High-Z Impurities Characterization in Liquid Metal Mixtures for Material Separation Concepts in Fusion Applications

High heat flux and recycling hydrogen isotopes (H/D/T) under strong magnetic fields are critical challenges for steady-state fusion reactors. However, the need for fuel recycling, limited lithium inventory, and the intense magnetohydrodynamic (MHD) drag forces stress the need to develop a more efficient method to separate hydrogen species from the fluid, such as centrifuge and distillation technologies. Our goal is to design and develop an in-situ liquid metal centrifuge prototype, developing the centrifuge next to the diverter region utilizing the strong magnetic field from the reactor.

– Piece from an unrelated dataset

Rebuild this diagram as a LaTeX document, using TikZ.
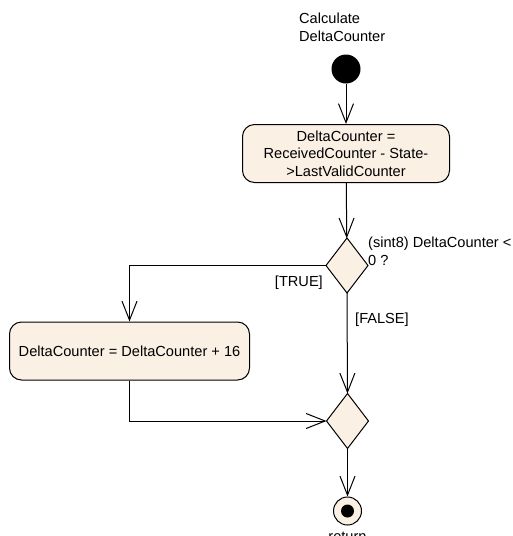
\documentclass[tikz,border=0pt]{standalone}
\usepackage{fontspec}
\setmainfont{Liberation Sans}
\usetikzlibrary{arrows.meta,shapes.geometric}
\definecolor{actfill}{RGB}{251,240,228}
\tikzset{
  flow/.style={line width=1pt,-{Straight Barb[length=19pt,width=15pt,line width=1pt]}},
  actbox/.style={draw,line width=1pt,fill=actfill,rounded corners=12pt,inner sep=0pt,align=center,font=\fontsize{14.6}{17.7}\selectfont},
  decbox/.style={draw,line width=1pt,fill=actfill,diamond,inner sep=0pt,outer sep=0pt,minimum width=42pt,minimum height=55pt},
  lbl/.style={font=\fontsize{14.6}{18}\selectfont,inner sep=0pt}
}
\begin{document}
\begin{tikzpicture}[x=1pt,y=-1pt]
\useasboundingbox (0,0) rectangle (512,536);
\node[lbl,align=left,anchor=north west] (title) at (299,13) {Calculate\\DeltaCounter};
\node[circle,fill=black,minimum size=29pt,inner sep=0pt] (init) at (346,69) {};
\node[actbox,minimum width=207pt,minimum height=58pt] (act1) at (346,153.5) {DeltaCounter =\\ReceivedCounter - State-\\>LastValidCounter};
\node[decbox] (dec) at (347,265.5) {};
\node[actbox,minimum width=240pt,minimum height=58pt] (act2) at (129.5,351) {DeltaCounter = DeltaCounter + 16};
\node[decbox] (merge) at (347.5,421) {};
\node[circle,draw,line width=1pt,fill=actfill,minimum size=28pt,inner sep=0pt] (final) at (347.5,511) {};
\node[circle,fill=black,minimum size=13pt,inner sep=0pt] (finaldot) at (final.center) {};
\node[lbl,anchor=base] (ret) at (347.5,541) {return};
\node[lbl,anchor=base west] (cond1) at (368,247) {(sint8) DeltaCounter <};
\node[lbl,anchor=base west] (cond2) at (368,265) {0 ?};
\node[lbl,anchor=base east] (tlbl) at (323,286) {[TRUE]};
\node[lbl,anchor=base west] (flbl) at (355,323.5) {[FALSE]};
\draw[flow] (init) -- (act1);
\draw[flow] (act1) -- (dec);
\draw[flow] (dec.west) -| (act2.north);
\draw[flow] (dec.south) -- (merge.north);
\draw[flow] (act2.south) |- (merge.west);
\draw[flow] (merge.south) -- (final.north);
\end{tikzpicture}
\end{document}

This project aims to enhance the efficiency of hydrogen isotope separation by optimizing impurity-to-liquid metal ratios, exploring mixtures of materials Galinstan with impurities such as Hafnium Oxide (HfO2) and Tungsten Trioxide (WO3) as proxies for solid lithium hydride in molten lithium, given their similarities as non-conductive, denser impurities. We employ X-ray fluorescence (XRF) for precise composition and concentration (+/- 0.1%) measurement of high-Z elements in the liquid metal mixtures. Using XRF is also a novel way to detect corrosive events in liquid metals such as tungsten (W) for Liquid Metal Plasma Facing Components (LMPFCs). Our goal is to create a benchmark for future projects that will employ lithium, laying the groundwork for future testing of the centrifuge with lithium hydride. This technology aims to enable the effective separation and concentration of hydrogen isotopes in a flowing liquid metal system using an MHD centrifuge, providing a foundation for more advanced applications in fusion reactors.